Nowadays glibc has modern SSE code and the kernel uses "rep movsb". The kernel can store and restore FPU state if the copy is long and doing SSE/AVX is worth it. Someone on the Linux kernel mailing list measured that performance depends on src and dest being 64-byte aligned compared to each other: if they are aligned, "rep movsb" is faster than SSE.
The thread: https://lkml.org/lkml/2011/9/1/229
Seems public to me.
Debian was in the process of switching to eglibc in order to avoid glibc (and Drepper), and fix issues they saw with the library.
For small chunks however, nothing was faster than rep movsb which moves one byte at the time.

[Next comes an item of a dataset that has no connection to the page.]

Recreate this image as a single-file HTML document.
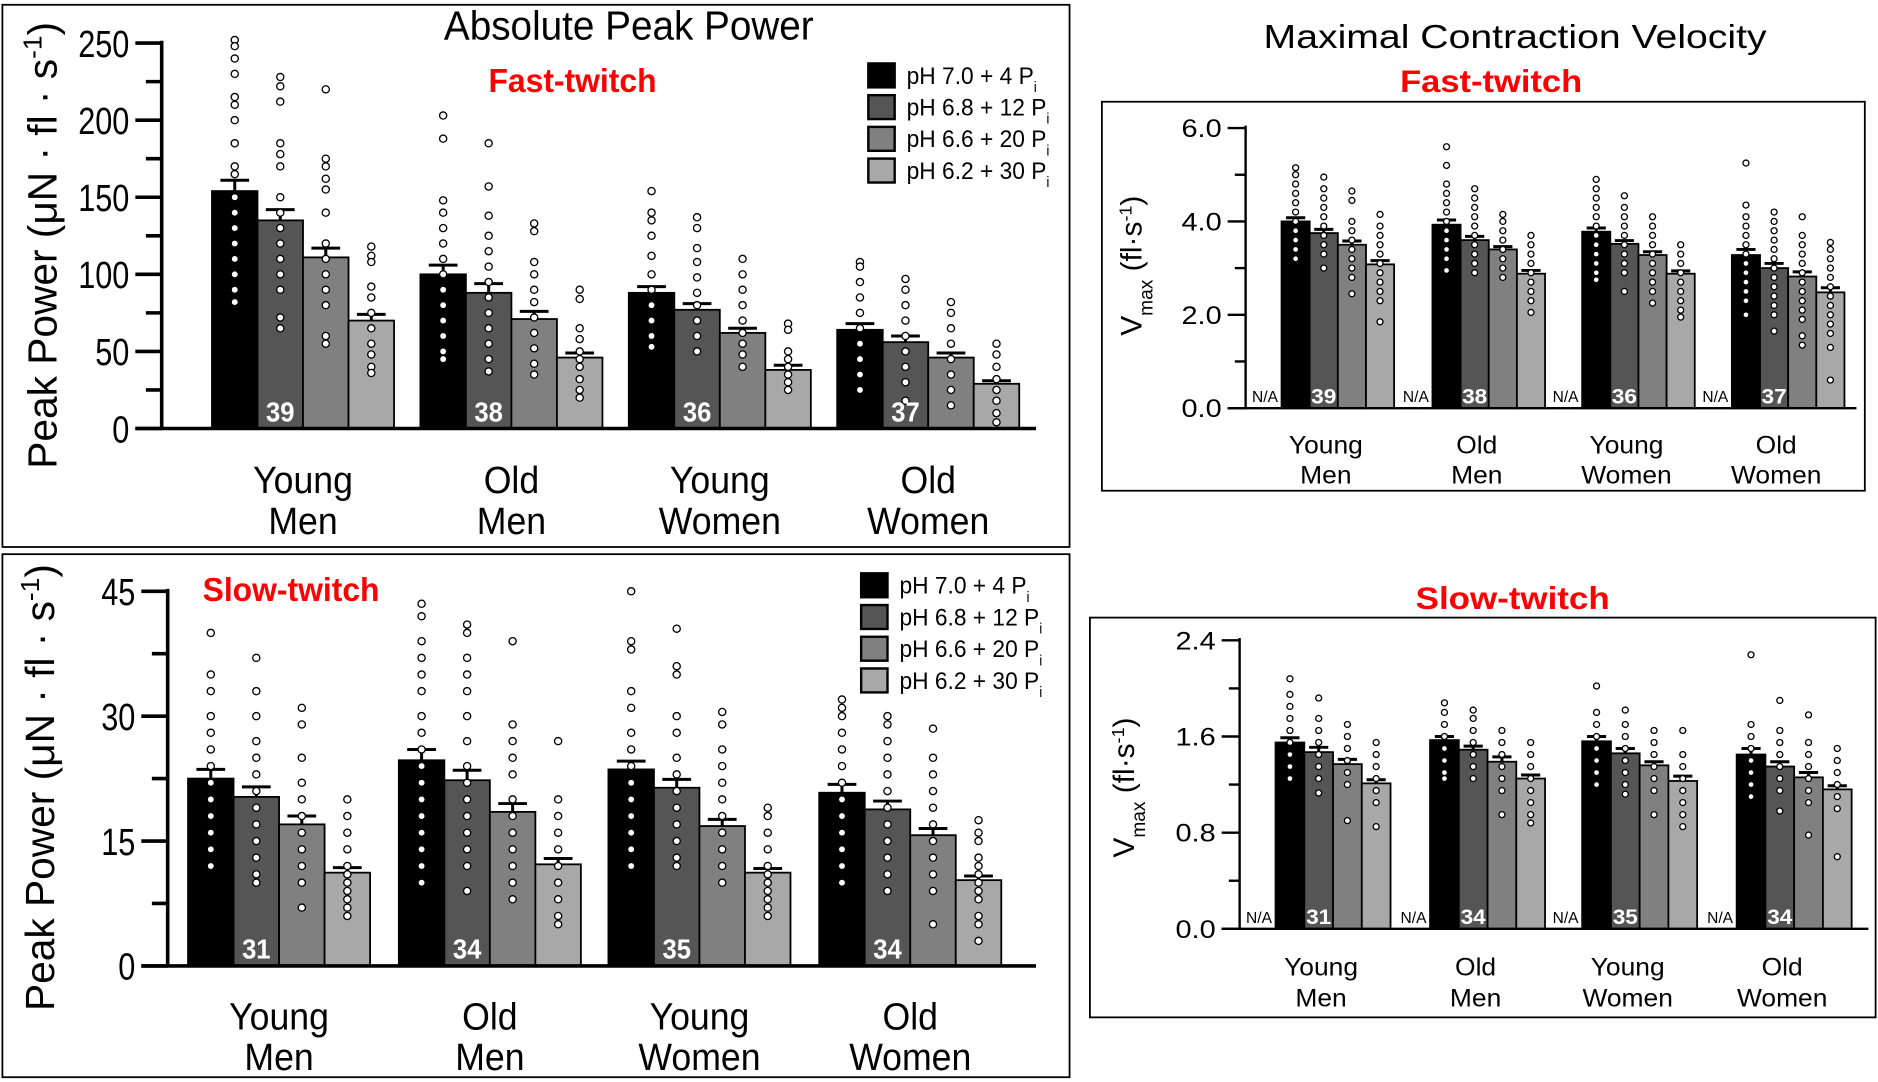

To be fair, things are improving. eg. The latest Intel CPUs no longer need aligned memory to avoid slowing down.
A really robust memmove library routine should handle about eleven different factors, one of which is alignment. I don't know of ANY library that handled that right, probably because its so hard. E.g. unaligned source, unaligned dest with Different alignment is very hard. Usually they settle on aligning the destination (unaligned cache writes are more expensive). The true solution is to load the partial source, then loop loading whole aligned source words, shifting values in multiple registers to create aligned destination words to store.
That all requires about 16 different unrolled code loops to cover all the cases. Nobody bothers. So nobody every got the best performance in a general memmove anywhere. Sigh.